» TASK BRIEF: Pick out the lines in the listing below that contain the word "this" and copy them.

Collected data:
——
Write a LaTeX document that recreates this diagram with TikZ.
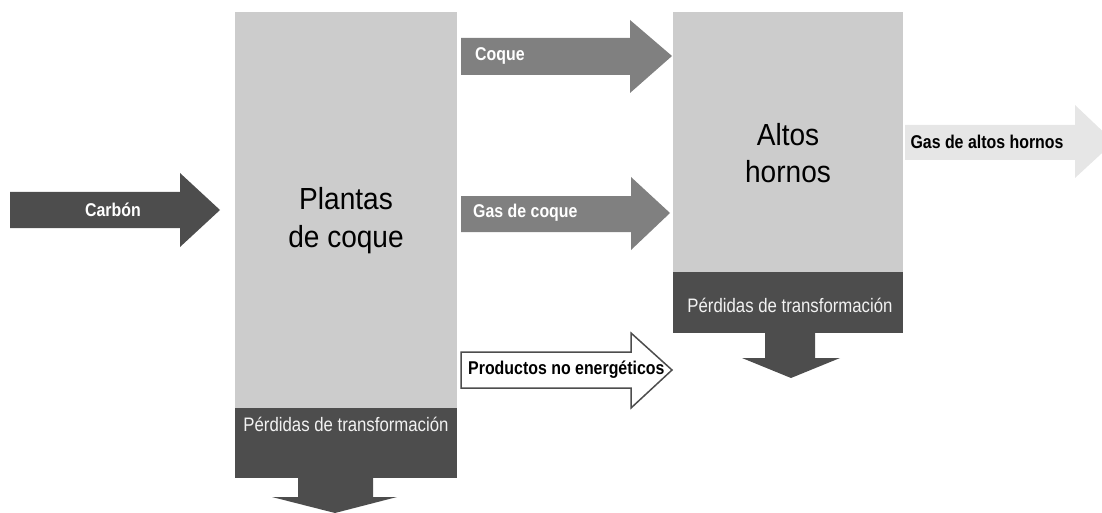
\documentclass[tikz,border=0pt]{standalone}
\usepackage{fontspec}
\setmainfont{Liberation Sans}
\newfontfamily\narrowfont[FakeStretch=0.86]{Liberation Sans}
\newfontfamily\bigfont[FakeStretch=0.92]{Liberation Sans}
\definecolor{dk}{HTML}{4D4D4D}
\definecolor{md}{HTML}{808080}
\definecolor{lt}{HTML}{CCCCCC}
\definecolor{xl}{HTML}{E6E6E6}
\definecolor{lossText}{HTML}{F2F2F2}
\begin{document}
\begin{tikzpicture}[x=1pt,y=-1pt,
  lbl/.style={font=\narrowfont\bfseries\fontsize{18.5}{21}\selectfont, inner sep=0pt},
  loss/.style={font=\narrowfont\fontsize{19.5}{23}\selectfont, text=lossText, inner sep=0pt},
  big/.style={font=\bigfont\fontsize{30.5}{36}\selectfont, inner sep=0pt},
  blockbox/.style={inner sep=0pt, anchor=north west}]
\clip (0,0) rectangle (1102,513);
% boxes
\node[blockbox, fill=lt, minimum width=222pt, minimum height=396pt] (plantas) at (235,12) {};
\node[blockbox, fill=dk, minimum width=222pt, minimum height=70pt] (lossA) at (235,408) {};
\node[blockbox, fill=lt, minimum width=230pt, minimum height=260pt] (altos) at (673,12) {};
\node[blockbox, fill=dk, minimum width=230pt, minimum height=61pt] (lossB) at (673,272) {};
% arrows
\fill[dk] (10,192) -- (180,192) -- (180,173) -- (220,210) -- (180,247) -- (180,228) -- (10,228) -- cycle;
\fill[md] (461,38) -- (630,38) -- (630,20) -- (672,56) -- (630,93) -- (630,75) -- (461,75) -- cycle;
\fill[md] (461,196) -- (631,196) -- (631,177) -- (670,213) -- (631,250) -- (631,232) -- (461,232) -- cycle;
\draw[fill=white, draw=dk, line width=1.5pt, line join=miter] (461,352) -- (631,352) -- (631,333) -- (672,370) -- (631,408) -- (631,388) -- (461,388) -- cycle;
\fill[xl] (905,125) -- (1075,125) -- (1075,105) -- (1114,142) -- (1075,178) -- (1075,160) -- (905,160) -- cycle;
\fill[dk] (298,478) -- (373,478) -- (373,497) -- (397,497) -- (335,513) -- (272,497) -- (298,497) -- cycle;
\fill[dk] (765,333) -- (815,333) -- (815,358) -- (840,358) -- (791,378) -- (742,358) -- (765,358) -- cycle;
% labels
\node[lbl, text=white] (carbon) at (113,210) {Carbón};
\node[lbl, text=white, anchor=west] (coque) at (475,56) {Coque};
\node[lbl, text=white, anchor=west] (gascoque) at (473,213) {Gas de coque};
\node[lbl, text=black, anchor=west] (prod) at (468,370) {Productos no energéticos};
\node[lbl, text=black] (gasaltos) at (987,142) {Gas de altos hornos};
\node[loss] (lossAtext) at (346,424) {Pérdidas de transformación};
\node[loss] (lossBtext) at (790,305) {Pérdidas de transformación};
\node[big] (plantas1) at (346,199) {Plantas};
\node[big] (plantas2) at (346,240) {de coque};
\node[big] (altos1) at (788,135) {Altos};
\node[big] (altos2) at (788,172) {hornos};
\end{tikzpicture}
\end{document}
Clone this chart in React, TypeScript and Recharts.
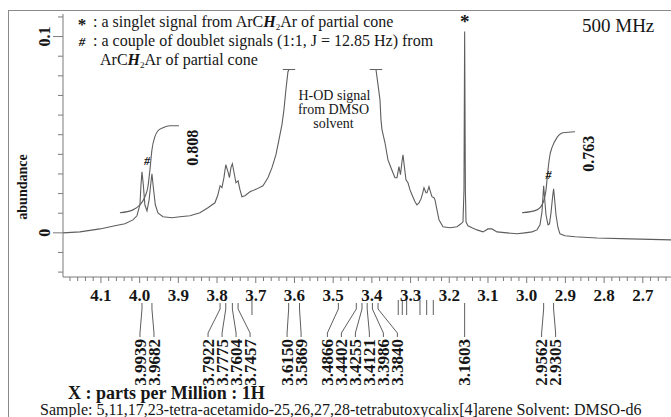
——
» RESPONSE BELOW:
Write a LaTeX document that recreates this diagram with TikZ.
Clone this chart in React, TypeScript and Recharts.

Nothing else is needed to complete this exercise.